Thomas AmosséQuel constat feriez-vous du monde du travail en France en 2022 ?

On ne peut qu’être frappé par le contraste existant entre, d’une part, les puissantes transformations économiques, technologiques et juridiques affectant les activités de travail et, d’autre part, l’inertie des positions sociales. Les travaux conduits à l’occasion de la rénovation de la nomenclature rendent bien sûr compte du développement et du déclin de certaines professions. Mais ils traduisent également la forte stabilité de leurs positions relatives sur la structure sociale.

On parle régulièrement des inégalités, notamment entre les hommes et les femmes mais pas que : où est-on de ce point de vue ?

Là encore, c’est la permanence qui domine. Il y a certes de plus en plus de professions qualifiées, qui sont exercées par des travailleurs de plus en plus diplômés. Mais les emplois peu qualifiés demeurent en nombre, et continuent d’occuper près d’un actif sur cinq. Les inégalités structurelles se maintiennent ainsi, qu’elles concernent les conditions d’emploi, de travail ou de salaire. De façon transversale, elles différencient toujours les hommes et les femmes, celles-ci peinant encore à accéder aux positions les plus élevées et étant moins bien payées à profession égale.

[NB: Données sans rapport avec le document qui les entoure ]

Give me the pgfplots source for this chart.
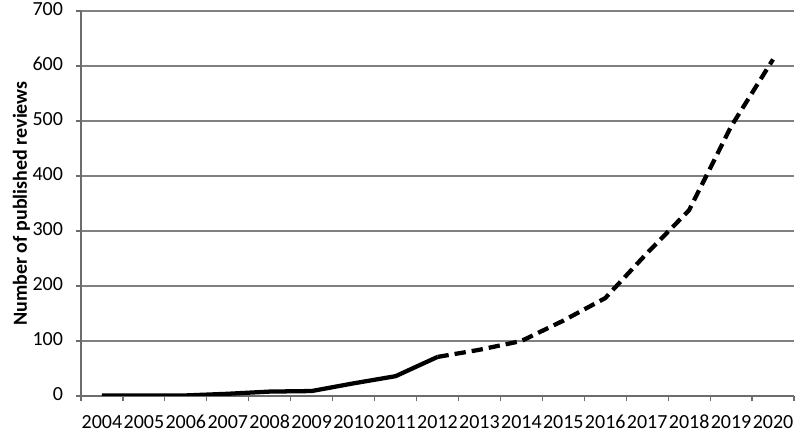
\documentclass[border=0pt]{standalone}
\usepackage{fontspec}
\setmainfont{Carlito}
\usepackage{pgfplots}
\pgfplotsset{compat=1.18}
\pgfplotstableread{
x y
0 1
1 1
2 1
3 4
4 8
5 9
6 23
7 36
8 71
}\solid
\pgfplotstableread{
x y
8 71
9 84
10 100
11 137
12 178
13 260
14 338
15 490
16 612
}\dashed
\begin{document}
\begin{tikzpicture}
\begin{axis}[
    scale only axis,
    width=534.75pt, height=288.75pt,
    xmin=-0.5, xmax=16.5,
    ymin=0, ymax=700,
    axis lines*=left,
    axis line style={draw=gray!85!black, line width=0.9pt},
    xtick={0,...,16},
    xticklabels={2004,2005,2006,2007,2008,2009,2010,2011,2012,2013,2014,2015,2016,2017,2018,2019,2020},
    major x tick style={draw=none},
    minor xtick={-0.5,0.5,...,16.5},
    minor x tick style={draw=gray!85!black, line width=0.9pt},
    minor tick length=4pt,
    ytick={0,100,...,700},
    major tick length=4pt,
    y tick style={draw=gray!85!black, line width=0.9pt},
    tick align=outside,
    ymajorgrids=true,
    grid style={draw=gray, line width=0.9pt},
    tick label style={font=\fontsize{15}{17}\selectfont, text=black},
    /pgf/number format/assume math mode=true,
    typeset ticklabels with strut,
    xticklabel style={inner xsep=0pt, yshift=-5pt},
    yticklabel style={xshift=-6pt},
    ylabel={\bfseries Number of published reviews},
    ylabel style={font=\fontsize{15}{17}\selectfont, at={(axis description cs:-0.0837,0.5)}, anchor=center},
]
\addplot[black, line width=3.2pt, line join=round] table[x=x, y=y] {\solid};
\addplot[black, line width=3.2pt, line join=round, dash pattern=on 8.5pt off 4.5pt] table[x=x, y=y] {\dashed};
\end{axis}
\pgfresetboundingbox
\path[use as bounding box] ([xshift=-60.75pt, yshift=-30pt]current axis.south west) rectangle ([xshift=4.5pt, yshift=8.25pt]current axis.north east);
\end{tikzpicture}
\end{document}
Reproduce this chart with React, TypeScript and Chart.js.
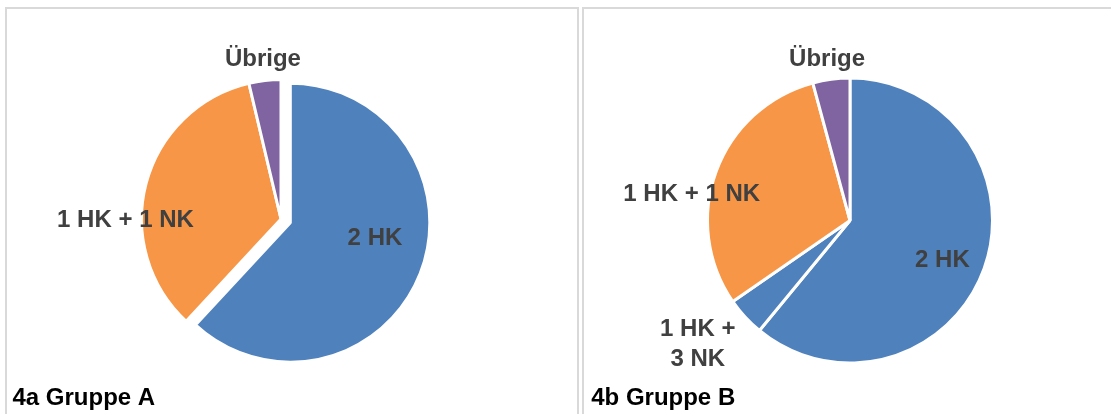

À quel point l’industrie du numérique a-t-elle chamboulé les codes dans le monde du travail du 21e siècle ?

La révolution numérique modifie en profondeur les activités de travail. Cette révolution crée des opportunités : des gisements d’emploi se développent dans des activités émergentes, qui supposent des compétences nouvelles. Elle s’accompagne aussi de risques en transformant, parfois en déstabilisant, certaines activités traditionnelles. C’est ainsi un enjeu majeur en matière de formation professionnelle, en particulier pour le Cnam, dans sa mission d’accompagnement des travailleurs ou futurs travailleurs, en début comme en cours de carrière.